◆ EXERCISE TASK
Without the pictures, repeat the listing character for character.

◆ RECORDED DATA
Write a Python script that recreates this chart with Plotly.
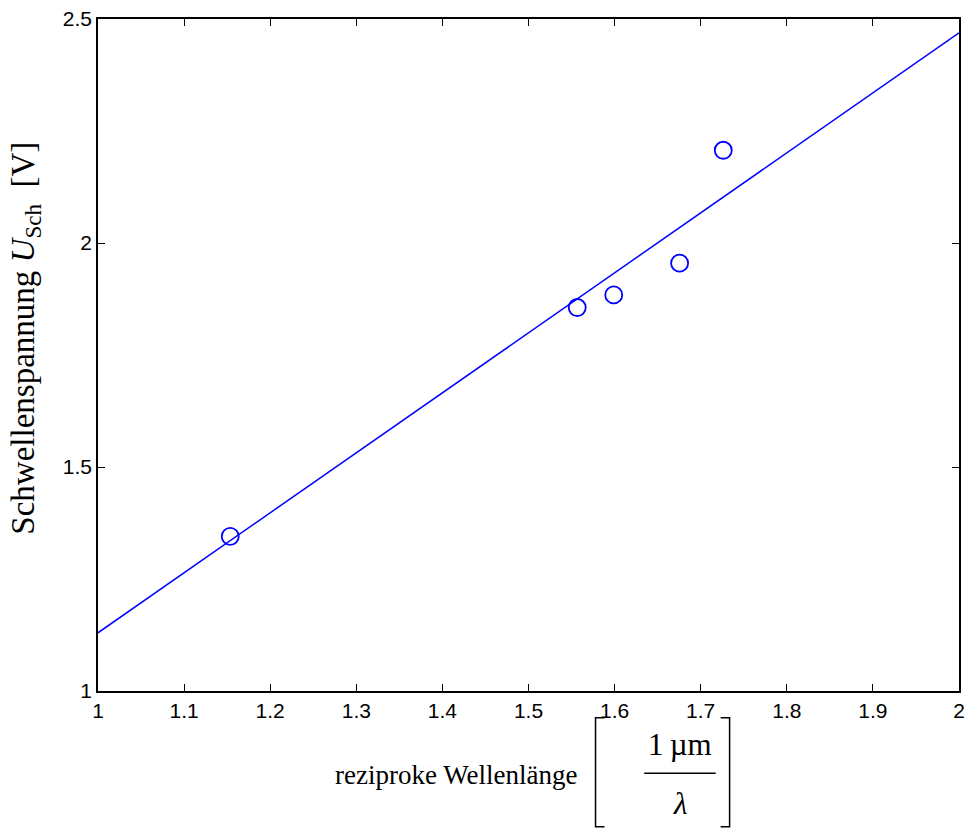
import plotly.graph_objects as go

# data
x_meas = [1.1536, 1.5566, 1.5990, 1.6755, 1.7262]
y_meas = [1.345, 1.856, 1.884, 1.955, 2.207]
fit_x = [1.0, 2.0]
fit_y = [1.130, 2.469]
x_ticks = [1, 1.1, 1.2, 1.3, 1.4, 1.5, 1.6, 1.7, 1.8, 1.9, 2]
y_ticks = [1, 1.5, 2, 2.5]

W, H = 972, 832
L, R, T, B = 98, 7, 13, 141
pw, ph = W - L - R, H - T - B

def px(xp):
    return (xp - L) / pw

def py(yp):
    return (H - B - yp) / ph

fig = go.Figure()
fig.add_trace(go.Scatter(x=fit_x, y=fit_y, mode="lines",
                         line=dict(color="#0000ff", width=1.5), hoverinfo="skip"))
fig.add_trace(go.Scatter(x=x_meas, y=y_meas, mode="markers",
                         marker=dict(symbol="circle-open", size=17, color="#0000ff",
                                     line=dict(width=1.8, color="#0000ff"))))

axis_common = dict(showgrid=False, zeroline=False, showline=True, linecolor="black",
                   linewidth=1.5, mirror="ticks", ticks="inside", ticklen=7,
                   tickcolor="black", tickwidth=1,
                   tickfont=dict(family="Liberation Sans, Arial", size=21, color="black"))

fig.update_layout(
    width=W, height=H, margin=dict(l=L, r=R, t=T, b=B),
    paper_bgcolor="white", plot_bgcolor="white", showlegend=False,
    xaxis=dict(range=[1, 2], tickvals=x_ticks, ticktext=[f"{v:g}" for v in x_ticks], **axis_common),
    yaxis=dict(range=[1, 2.5], tickvals=y_ticks, ticktext=[f"{v:g}" for v in y_ticks], **axis_common),
)

serif = dict(family="Liberation Serif, Times New Roman", size=27, color="black")
serif_big = dict(family="Liberation Serif, Times New Roman", size=31, color="black")
serif_y = dict(family="Liberation Serif, Times New Roman", size=33, color="black")
ann = [
    dict(text="reziproke Wellenlänge", x=px(582), y=py(776), xanchor="right", yanchor="middle", font=serif),
    dict(text="1\u2009µm", x=px(684), y=py(745), xanchor="center", yanchor="middle", font=serif_big),
    dict(text="<i>λ</i>", x=px(684), y=py(805), xanchor="center", yanchor="middle", font=serif_big),
    dict(text="Schwellenspannung <i>U</i><sub>Sch</sub>  [V]", x=px(25), y=py(335),
         xanchor="center", yanchor="middle", textangle=-90, font=serif_y),
]
for a in ann:
    a.update(xref="paper", yref="paper", showarrow=False)
fig.update_layout(annotations=ann)

lb, rb, bt, bb = 599, 734, 718, 828
shapes = [
    dict(type="line", x0=px(648), x1=px(720), y0=py(774), y1=py(774)),
    dict(type="path", path=f"M {px(lb+9)} {py(bt)} L {px(lb)} {py(bt)} L {px(lb)} {py(bb)} L {px(lb+9)} {py(bb)}"),
    dict(type="path", path=f"M {px(rb-9)} {py(bt)} L {px(rb)} {py(bt)} L {px(rb)} {py(bb)} L {px(rb-9)} {py(bb)}"),
]
for s in shapes:
    s.update(xref="paper", yref="paper", line=dict(color="black", width=1.5))
fig.update_layout(shapes=shapes)

fig.write_html("out.html")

◆ EXERCISE RESPONSE
Write a Python script that recreates this chart with Plotly.
import plotly.graph_objects as go

# data
x_meas = [1.1536, 1.5566, 1.5990, 1.6755, 1.7262]
y_meas = [1.345, 1.856, 1.884, 1.955, 2.207]
fit_x = [1.0, 2.0]
fit_y = [1.130, 2.469]
x_ticks = [1, 1.1, 1.2, 1.3, 1.4, 1.5, 1.6, 1.7, 1.8, 1.9, 2]
y_ticks = [1, 1.5, 2, 2.5]

W, H = 972, 832
L, R, T, B = 98, 7, 13, 141
pw, ph = W - L - R, H - T - B

def px(xp):
    return (xp - L) / pw

def py(yp):
    return (H - B - yp) / ph

fig = go.Figure()
fig.add_trace(go.Scatter(x=fit_x, y=fit_y, mode="lines",
                         line=dict(color="#0000ff", width=1.5), hoverinfo="skip"))
fig.add_trace(go.Scatter(x=x_meas, y=y_meas, mode="markers",
                         marker=dict(symbol="circle-open", size=17, color="#0000ff",
                                     line=dict(width=1.8, color="#0000ff"))))

axis_common = dict(showgrid=False, zeroline=False, showline=True, linecolor="black",
                   linewidth=1.5, mirror="ticks", ticks="inside", ticklen=7,
                   tickcolor="black", tickwidth=1,
                   tickfont=dict(family="Liberation Sans, Arial", size=21, color="black"))

fig.update_layout(
    width=W, height=H, margin=dict(l=L, r=R, t=T, b=B),
    paper_bgcolor="white", plot_bgcolor="white", showlegend=False,
    xaxis=dict(range=[1, 2], tickvals=x_ticks, ticktext=[f"{v:g}" for v in x_ticks], **axis_common),
    yaxis=dict(range=[1, 2.5], tickvals=y_ticks, ticktext=[f"{v:g}" for v in y_ticks], **axis_common),
)

serif = dict(family="Liberation Serif, Times New Roman", size=27, color="black")
serif_big = dict(family="Liberation Serif, Times New Roman", size=31, color="black")
serif_y = dict(family="Liberation Serif, Times New Roman", size=33, color="black")
ann = [
    dict(text="reziproke Wellenlänge", x=px(582), y=py(776), xanchor="right", yanchor="middle", font=serif),
    dict(text="1\u2009µm", x=px(684), y=py(745), xanchor="center", yanchor="middle", font=serif_big),
    dict(text="<i>λ</i>", x=px(684), y=py(805), xanchor="center", yanchor="middle", font=serif_big),
    dict(text="Schwellenspannung <i>U</i><sub>Sch</sub>  [V]", x=px(25), y=py(335),
         xanchor="center", yanchor="middle", textangle=-90, font=serif_y),
]
for a in ann:
    a.update(xref="paper", yref="paper", showarrow=False)
fig.update_layout(annotations=ann)

lb, rb, bt, bb = 599, 734, 718, 828
shapes = [
    dict(type="line", x0=px(648), x1=px(720), y0=py(774), y1=py(774)),
    dict(type="path", path=f"M {px(lb+9)} {py(bt)} L {px(lb)} {py(bt)} L {px(lb)} {py(bb)} L {px(lb+9)} {py(bb)}"),
    dict(type="path", path=f"M {px(rb-9)} {py(bt)} L {px(rb)} {py(bt)} L {px(rb)} {py(bb)} L {px(rb-9)} {py(bb)}"),
]
for s in shapes:
    s.update(xref="paper", yref="paper", line=dict(color="black", width=1.5))
fig.update_layout(shapes=shapes)

fig.write_html("out.html")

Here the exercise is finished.